→ **Given task**
For this exercise, write out exactly, and only, the lines running from the line that contains "The picture is" through the line that contains "fig = go.Figure()".
===== Supplied information
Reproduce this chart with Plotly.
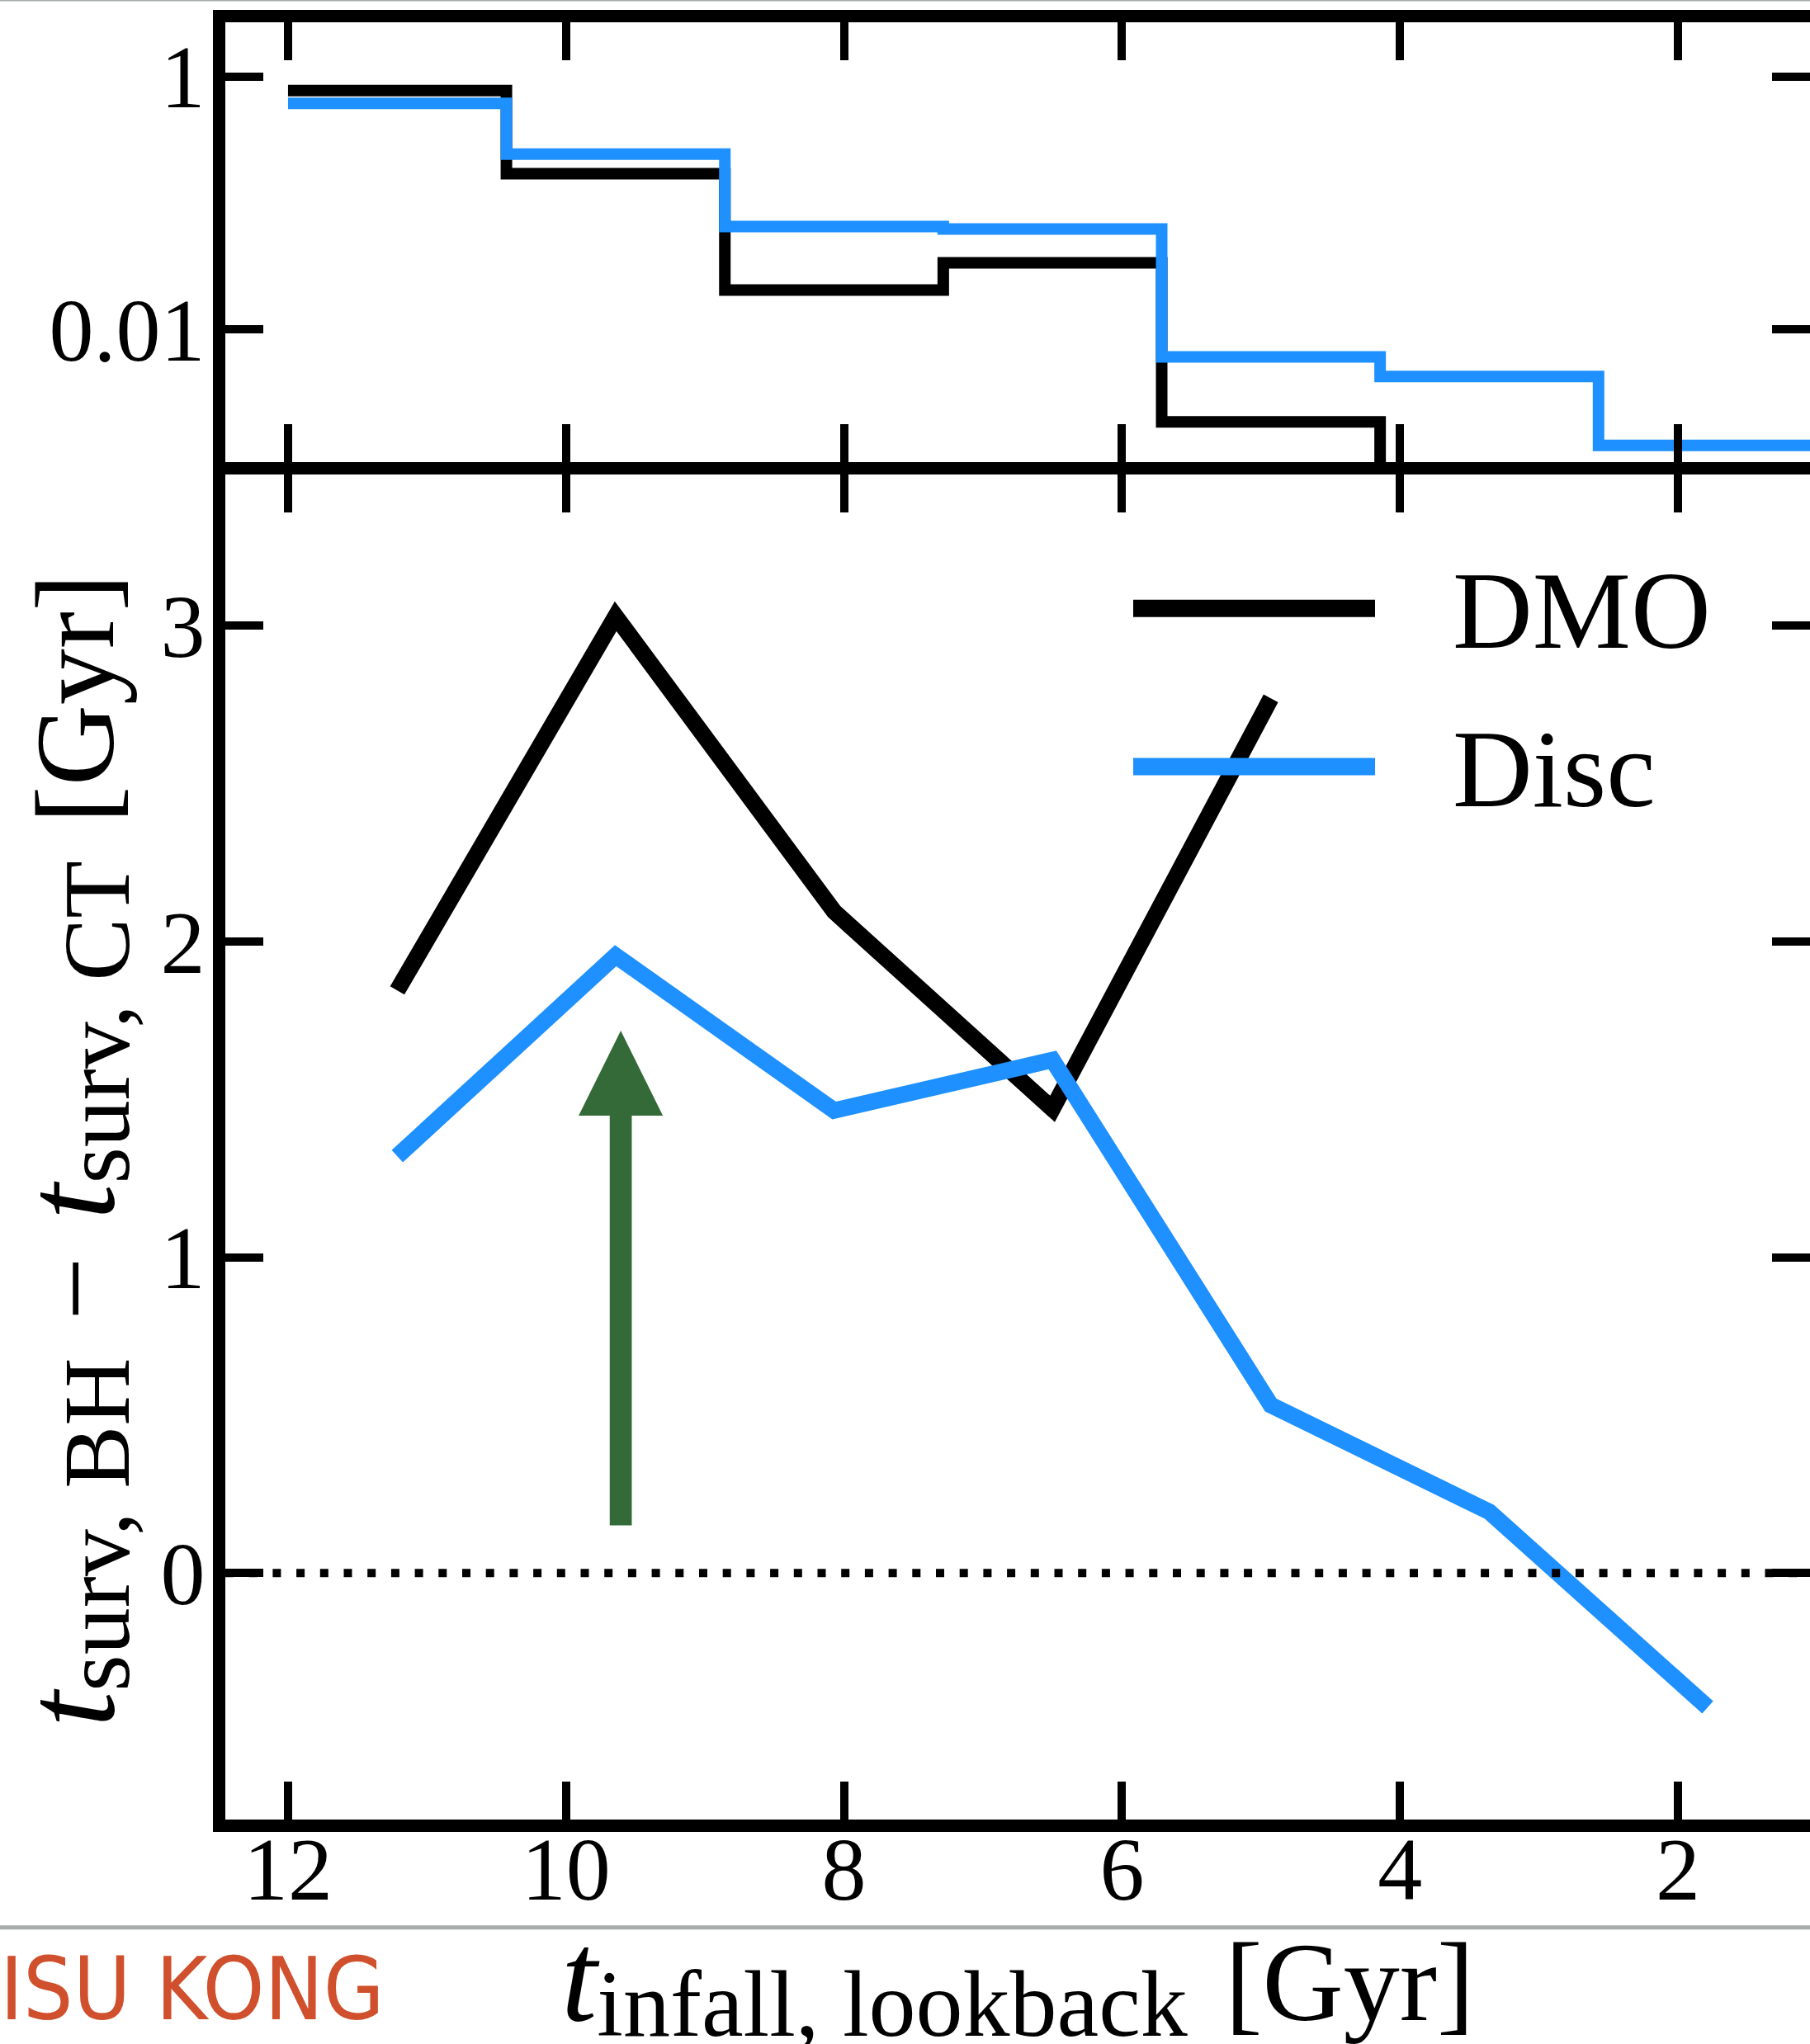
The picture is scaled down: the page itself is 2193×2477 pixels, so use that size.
import plotly.graph_objects as go

# Infall-time bins (lookback time, Gyr): seven equal bins from 12 to 1 Gyr
bin_edges = [12.0, 10.4286, 8.8571, 7.2857, 5.7143, 4.1429, 2.5714, 1.0]
bin_centres = [11.214, 9.643, 8.071, 6.5, 4.929, 3.357, 1.786]

# Upper panel: fraction of subhaloes falling in per bin
frac_dmo = [0.774, 0.170, 0.0204, 0.0334, 0.00184, 0.0, 0.0]
frac_disc = [0.611, 0.243, 0.0648, 0.0620, 0.00603, 0.00421, 0.00120]

# Lower panel: difference in survival time, BH minus CT [Gyr]
dt_dmo = [1.845, 3.03, 2.095, 1.47, 2.77]
dt_disc = [1.32, 1.955, 1.465, 1.625, 0.532, 0.194, -0.425]

series_names = ["DMO", "Disc"]
series_colors = ["#000000", "#1e90ff"]

x_ticks = [12, 10, 8, 6, 4, 2]
y_ticks_lower = [0, 1, 2, 3]
y_ticks_upper = [0.01, 1]
y_ticklabels_upper = ["0.01", "1"]

# Highlight arrow at the infall peak
arrow_x = 9.606
arrow_tail = 0.151
arrow_head_base = 1.4485
arrow_tip = 1.7175
arrow_half_width = 0.303
arrow_color = "#336a37"

serif = "Liberation Serif, Times New Roman, serif"
W, H = 2193, 2477
ML, MR, MT, MB = 273, 0, 27, 272
PW, PH = W - ML - MR, H - MT - MB


def px_to_paper(px, py):
    return (px - ML) / PW, (H - MB - py) / PH


# empty bins cannot be shown on a log axis; send them below the frame
LOG_FLOOR = 1e-6


def step_values(vals):
    v = [val if val > 0 else LOG_FLOOR for val in vals]
    return v + [v[-1]]


fig = go.Figure()

for name, col, frac in zip(series_names, series_colors, [frac_dmo, frac_disc]):
    fig.add_trace(go.Scatter(
        x=bin_edges, y=step_values(frac), mode="lines", name=name,
        line=dict(color=col, width=14, shape="hv"),
        xaxis="x2", yaxis="y2", showlegend=False, hoverinfo="skip"))

fig.add_trace(go.Scatter(
    x=bin_centres[:len(dt_dmo)], y=dt_dmo, mode="lines", name=series_names[0],
    line=dict(color=series_colors[0], width=20), showlegend=False))
fig.add_trace(go.Scatter(
    x=bin_centres[:len(dt_disc)], y=dt_disc, mode="lines", name=series_names[1],
    line=dict(color=series_colors[1], width=20), showlegend=False))

axis_common = dict(
    showline=True, linewidth=15, linecolor="black", mirror="ticks",
    ticks="inside", ticklen=46, tickwidth=10, tickcolor="black",
    showgrid=False, zeroline=False, automargin=False,
    tickfont=dict(family=serif, size=108, color="black"),
)

top_bottom_px = 560
low_top_px = 575
top_dom0 = (H - MB - top_bottom_px) / PH
low_dom1 = (H - MB - low_top_px) / PH

fig.update_layout(
    width=W, height=H,
    margin=dict(l=ML, r=MR, t=MT, b=MB),
    paper_bgcolor="white", plot_bgcolor="white",
    showlegend=False,
    xaxis=dict(axis_common, domain=[0, 1], range=[12.451, 1.050],
               tickvals=x_ticks, anchor="y", ticklabelstandoff=-48),
    yaxis=dict(axis_common, domain=[0, low_dom1], range=[-0.7805, 3.479],
               tickvals=y_ticks_lower, anchor="x", ticklabelstandoff=-12),
    xaxis2=dict(axis_common, domain=[0, 1], range=[12.451, 1.050],
                tickvals=x_ticks, showticklabels=False, anchor="y2",
                matches="x"),
    yaxis2=dict(axis_common, domain=[top_dom0, 1], type="log",
                range=[-3.053, 0.4285], tickvals=y_ticks_upper,
                ticktext=y_ticklabels_upper, anchor="x2",
                ticklabelstandoff=-12),
)

shapes = []
# zero reference line
shapes.append(dict(type="line", xref="x domain", yref="y", x0=0, x1=1,
                   y0=0, y1=0, layer="above",
                   line=dict(color="black", width=10, dash="10px,18.7px")))
# arrow shaft and head
shapes.append(dict(type="line", xref="x", yref="y", x0=arrow_x, x1=arrow_x,
                   y0=arrow_tail, y1=arrow_head_base,
                   line=dict(color=arrow_color, width=26.7)))
shapes.append(dict(
    type="path", xref="x", yref="y", fillcolor=arrow_color,
    line=dict(width=0),
    path=(f"M{arrow_x - arrow_half_width},{arrow_head_base} "
          f"L{arrow_x},{arrow_tip} L{arrow_x + arrow_half_width},{arrow_head_base} Z")))

# legend keys
legend_rows_py = [737.3, 929.0]
lx0, _ = px_to_paper(1373, 0)
lx1, _ = px_to_paper(1666, 0)
tx, _ = px_to_paper(1758, 0)
annotations = []
for name, col, py in zip(series_names, series_colors, legend_rows_py):
    _, ly = px_to_paper(0, py)
    shapes.append(dict(type="line", xref="paper", yref="paper",
                       x0=lx0, x1=lx1, y0=ly, y1=ly,
                       line=dict(color=col, width=21)))
    _, ty = px_to_paper(0, py + 3)
    annotations.append(dict(text=name, xref="paper", yref="paper", x=tx, y=ty,
                            xanchor="left", yanchor="middle", showarrow=False,
                            font=dict(family=serif, size=134, color="black")))

# thin grey rules of the page
gx0, gy_top = px_to_paper(0, 0.5)
_, gy_low = px_to_paper(0, 2335.8)
shapes.append(dict(type="line", xref="paper", yref="paper", x0=gx0, x1=1,
                   y0=gy_top, y1=gy_top, line=dict(color="#a8acac", width=2)))
shapes.append(dict(type="line", xref="paper", yref="paper", x0=gx0, x1=1,
                   y0=gy_low, y1=gy_low, line=dict(color="#a8acac", width=5)))

GAP = " \u200a"  # word space plus a hair space, as in the math layout


def math_t(sub):
    # italic t with an upright, slightly lowered subscript
    return ("<span style='font-size:156px'><i>t</i></span>"
            f"<span style='font-size:114px;baseline-shift:-19px'>{sub}</span>")


# axis titles
xt_x, xt_y = px_to_paper(1233, 2400)
annotations.append(dict(
    text=math_t("infall, lookback") + GAP + "[Gyr]",
    xref="paper", yref="paper", x=xt_x, y=xt_y, xanchor="center",
    yanchor="middle", showarrow=False,
    font=dict(family=serif, size=136, color="black")))
yt_x, yt_y = px_to_paper(89, 1395)
annotations.append(dict(
    text=(math_t("surv, BH") + GAP + "\u2212" + "\u200a " + math_t("surv, CT")
          + GAP + "[Gyr]"),
    xref="paper", yref="paper", x=yt_x, y=yt_y, xanchor="center",
    yanchor="middle", textangle=-90, showarrow=False,
    font=dict(family=serif, size=136, color="black")))

# footer name
fx, fy = px_to_paper(-2, 2410)
annotations.append(dict(
    text="ISU KONG", xref="paper", yref="paper", x=fx, y=fy,
    xanchor="left", yanchor="middle", showarrow=False,
    font=dict(family="DejaVu Sans Condensed, DejaVu Sans, sans-serif",
              size=106, color="#d0502d")))

fig.update_layout(shapes=shapes, annotations=annotations)
fig.write_html("out.html")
==========
→ **Written answer**
The picture is scaled down: the page itself is 2193×2477 pixels, so use that size.
import plotly.graph_objects as go

# Infall-time bins (lookback time, Gyr): seven equal bins from 12 to 1 Gyr
bin_edges = [12.0, 10.4286, 8.8571, 7.2857, 5.7143, 4.1429, 2.5714, 1.0]
bin_centres = [11.214, 9.643, 8.071, 6.5, 4.929, 3.357, 1.786]

# Upper panel: fraction of subhaloes falling in per bin
frac_dmo = [0.774, 0.170, 0.0204, 0.0334, 0.00184, 0.0, 0.0]
frac_disc = [0.611, 0.243, 0.0648, 0.0620, 0.00603, 0.00421, 0.00120]

# Lower panel: difference in survival time, BH minus CT [Gyr]
dt_dmo = [1.845, 3.03, 2.095, 1.47, 2.77]
dt_disc = [1.32, 1.955, 1.465, 1.625, 0.532, 0.194, -0.425]

series_names = ["DMO", "Disc"]
series_colors = ["#000000", "#1e90ff"]

x_ticks = [12, 10, 8, 6, 4, 2]
y_ticks_lower = [0, 1, 2, 3]
y_ticks_upper = [0.01, 1]
y_ticklabels_upper = ["0.01", "1"]

# Highlight arrow at the infall peak
arrow_x = 9.606
arrow_tail = 0.151
arrow_head_base = 1.4485
arrow_tip = 1.7175
arrow_half_width = 0.303
arrow_color = "#336a37"

serif = "Liberation Serif, Times New Roman, serif"
W, H = 2193, 2477
ML, MR, MT, MB = 273, 0, 27, 272
PW, PH = W - ML - MR, H - MT - MB


def px_to_paper(px, py):
    return (px - ML) / PW, (H - MB - py) / PH


# empty bins cannot be shown on a log axis; send them below the frame
LOG_FLOOR = 1e-6


def step_values(vals):
    v = [val if val > 0 else LOG_FLOOR for val in vals]
    return v + [v[-1]]


fig = go.Figure()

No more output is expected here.